Changes to section 75 of the Pensions Act 1995
The DWP intends to issue draft regulations which will amend the regime governing "section 75 debts" (payable when a company ceases to have active members in a defined benefit pension scheme; for example, on the sale of a subsidiary or on an internal reorganisation where members are TUPE transferred to a new employer). It is expected that there will be a consultation period, with the new regulations due to take effect at the beginning of December 2007.
As yet, the DWP have not given any public indications of their likely content, but we understand that the intention is to rectify some of the perceived shortcomings of the current legislation. There are likely to be transitional issues affecting transactions which span the consultation period and the effective date of the changes. We will issue a further e-bulletin when these new regulations have been published.

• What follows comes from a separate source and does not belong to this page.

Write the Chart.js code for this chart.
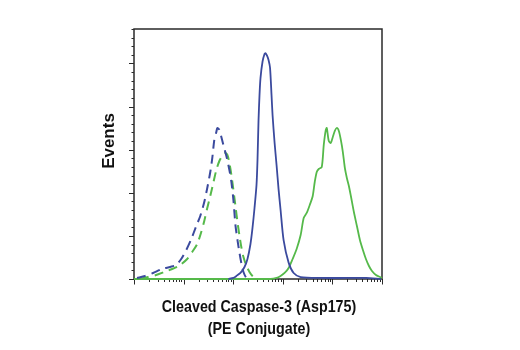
<!DOCTYPE html>
<html>
<head>
<meta charset="utf-8">
<script src="https://cdn.jsdelivr.net/npm/chart.js@4/dist/chart.umd.min.js"></script>
<style>
  html, body { margin: 0; padding: 0; background: #fff; }
  canvas { display: block; }
</style>
</head>
<body>
<canvas id="chart" width="520" height="350"></canvas>
<script>
// Fluorescence intensity (log channel) and event counts per histogram
const untreatedBlueX = [1.15, 1.67, 2.42, 3.69, 5.35, 7.08, 8.94, 11.3, 14.3, 18.0, 21.7, 26.1, 30.0, 34.5, 37.9, 41.6, 45.7, 47.9, 52.6, 57.7, 63.4, 72.8, 83.8, 92.0, 101, 111, 122, 134, 147, 161, 185, 223];
const untreatedBlueY = [1.2, 3.5, 7, 11.6, 14, 16.2, 23.2, 33.6, 46.4, 61.5, 73.1, 89.3, 105.6, 124.1, 140.4, 161.3, 170.5, 175.2, 172.9, 164.7, 155.5, 142.7, 126.5, 112.5, 91.6, 62.6, 45.2, 30.2, 17.4, 8.1, 1.2, 0];

const untreatedGreenX = [1.32, 1.92, 2.79, 4.05, 5.88, 8.53, 11.8, 14.9, 18.8, 22.7, 26.1, 30.0, 34.5, 39.7, 45.7, 52.6, 60.4, 69.5, 76.3, 83.8, 92.0, 101, 111, 122, 134, 147, 161, 185, 213, 245, 295];
const untreatedGreenY = [0, 2.3, 4.6, 8.1, 11.6, 16.2, 23.2, 31.3, 40.6, 54.5, 67.3, 82.4, 96.3, 111.4, 126.5, 136.9, 142.7, 146.2, 143.9, 134.6, 120.6, 103.2, 84.7, 66.1, 49.9, 35.9, 25.5, 15.1, 8.1, 3.5, 0];

const treatedBlueX = [80, 101, 116, 140, 169, 194, 223, 245, 269, 295, 309, 324, 339, 355, 390, 428, 449, 481, 516, 553, 593, 622, 683, 749, 822, 902, 1038, 1310, 1655, 2291, 5821, 18660, 47420, 95500];
const treatedBlueY = [0, 1.2, 3.5, 7, 13.9, 23.2, 40.6, 59.2, 82.4, 109, 138, 184, 213, 233, 252, 261, 262, 259, 254, 245, 213, 190, 158, 132, 104, 80, 45, 19, 7, 2.3, 1.2, 1.2, 1.2, 0];

const treatedGreenX = [1, 566, 749, 902, 1087, 1310, 1578, 1901, 2291, 2637, 3034, 3491, 4013, 4406, 4834, 5309, 6102, 6698, 7351, 7708, 8458, 9290, 10190, 11190, 12280, 13490, 14800, 16250, 17830, 19560, 21480, 23570, 27110, 31190, 35890, 41210, 47420, 54560, 62780, 75620, 91120, 100000];
const treatedGreenY = [0, 0, 1.2, 3.5, 7, 12.8, 23.2, 34.8, 51, 70.8, 76.6, 85.8, 96.3, 112.5, 124.1, 127.6, 129.9, 155.5, 172.9, 175.2, 160, 157.8, 164.7, 171.7, 175.2, 171.7, 161.3, 147.3, 128.8, 117.2, 107.9, 96.3, 77.7, 61.5, 45.2, 33.6, 23.2, 15.1, 9.3, 4.6, 2.3, 1.2];

// Axis ranges and tick spacing
const xDecades = [1, 10, 100, 1000, 10000, 100000];
const yMax = 290;
const yMinorStep = 10;
const yMajorStep = 50;

const xTitleLines = ['Cleaved Caspase-3 (Asp175)', '(PE Conjugate)'];
const yTitle = 'Events';

const BLUE = '#3b4a9e';
const GREEN = '#55b94a';
const INK = '#2a2a2a';
const TITLE_FONT = 'bold 17px "Liberation Sans", Arial, sans-serif';
const NARROW = 0.84; // horizontal squeeze giving a condensed face

const toPoints = (xs, ys) => xs.map((x, i) => ({ x, y: ys[i] }));

function narrowText(ctx, text, x, y, squeeze) {
  ctx.save();
  ctx.translate(x, y);
  ctx.scale(squeeze, 1);
  ctx.fillText(text, 0, 0);
  ctx.restore();
}

// Frame, outward tick marks and the two axis titles
const frameTicksTitles = {
  id: 'frameTicksTitles',
  beforeDatasetsDraw(chart) {
    const { ctx, chartArea: a, scales: { x, y } } = chart;
    ctx.save();
    ctx.strokeStyle = INK;
    ctx.lineWidth = 1.5;
    ctx.strokeRect(a.left, a.top, a.right - a.left, a.bottom - a.top);

    ctx.lineWidth = 1;
    ctx.beginPath();
    for (let v = 0; v <= yMax; v += yMinorStep) {
      const py = Math.round(y.getPixelForValue(v)) + 0.5;
      const len = v % yMajorStep === 0 ? 5 : 2.5;
      ctx.moveTo(a.left, py);
      ctx.lineTo(a.left - len, py);
    }
    xDecades.forEach((d, i) => {
      for (let k = 1; k <= 9; k++) {
        const v = d * k;
        if (i === xDecades.length - 1 && k > 1) break;
        const px = Math.round(x.getPixelForValue(v)) + 0.5;
        const len = k === 1 ? 5.5 : 3;
        ctx.moveTo(px, a.bottom);
        ctx.lineTo(px, a.bottom + len);
      }
    });
    ctx.stroke();
    ctx.restore();
  },
  afterDraw(chart) {
    const { ctx, chartArea: a } = chart;
    ctx.save();
    ctx.fillStyle = '#111';
    ctx.font = TITLE_FONT;
    ctx.textAlign = 'center';
    ctx.textBaseline = 'alphabetic';
    const cx = (a.left + a.right) / 2 + 1;
    narrowText(ctx, xTitleLines[0], cx, a.bottom + 33, NARROW);
    narrowText(ctx, xTitleLines[1], cx, a.bottom + 54.5, NARROW);

    ctx.translate(a.left - 25, a.top + 112);
    ctx.rotate(-Math.PI / 2);
    ctx.textBaseline = 'middle';
    ctx.fillText(yTitle, 0, 0);
    ctx.restore();
  }
};

const lineStyle = (color, dashed) => ({
  borderColor: color,
  backgroundColor: color,
  borderWidth: dashed ? 2 : 1.8,
  borderDash: dashed ? [9, 6] : [],
  pointRadius: 0,
  tension: 0.25,
  fill: false,
  clip: 3
});

new Chart(document.getElementById('chart'), {
  type: 'line',
  data: {
    datasets: [
      { label: 'Treated (blue)', data: toPoints(treatedBlueX, treatedBlueY), ...lineStyle(BLUE, false) },
      { label: 'Untreated (blue)', data: toPoints(untreatedBlueX, untreatedBlueY), ...lineStyle(BLUE, true) },
      { label: 'Treated (green)', data: toPoints(treatedGreenX, treatedGreenY), ...lineStyle(GREEN, false) },
      { label: 'Untreated (green)', data: toPoints(untreatedGreenX, untreatedGreenY), ...lineStyle(GREEN, true) }
    ]
  },
  options: {
    responsive: false,
    animation: false,
    devicePixelRatio: 1,
    layout: { padding: { left: 134, top: 29, right: 138, bottom: 71 } },
    plugins: { legend: { display: false }, tooltip: { enabled: false } },
    scales: {
      x: { type: 'logarithmic', min: xDecades[0], max: xDecades[xDecades.length - 1], display: false },
      y: { type: 'linear', min: 0, max: yMax, display: false }
    }
  },
  plugins: [frameTicksTitles]
});
</script>
</body>
</html>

Update to the Regulator's guidance on the clearance procedure
The Pensions Regulator intends to publish an update to its clearance guidance over the Summer. This will be a follow-up to its clearance "reminder" issued in May this year. This stated that, where there is a significant weakening of the employer covenant (for example, on a highly leveraged transaction and/or where the assets to which the scheme currently has recourse are being removed from the employer group) then "clearance is an appropriate consideration irrespective of the funding position of the scheme."
In its reminder, the Regulator also stated that, in these types of circumstances, the scheme's trustees should "consider whether to seek a materially enhanced level of mitigation in excess of FRS 17/IAS 19." However, the Regulator did not indicate what level of funding might equate to a "materially enhanced level".
The Regulator's statement is relevant on highly leveraged transactions, even where the parties decide not to seek formal clearance. Parties to such transactions are at the very least likely to have to negotiate with the trustees of the affected scheme, notwithstanding that the scheme may be well funded on an IAS 19 basis. In such negotiations, the trustees are likely to seek additional funding at a level between IAS 19 and full buy-out; or better security, perhaps in the form of a company guarantee.
It is expected that the upcoming clearance update will expand on the Regulator's position.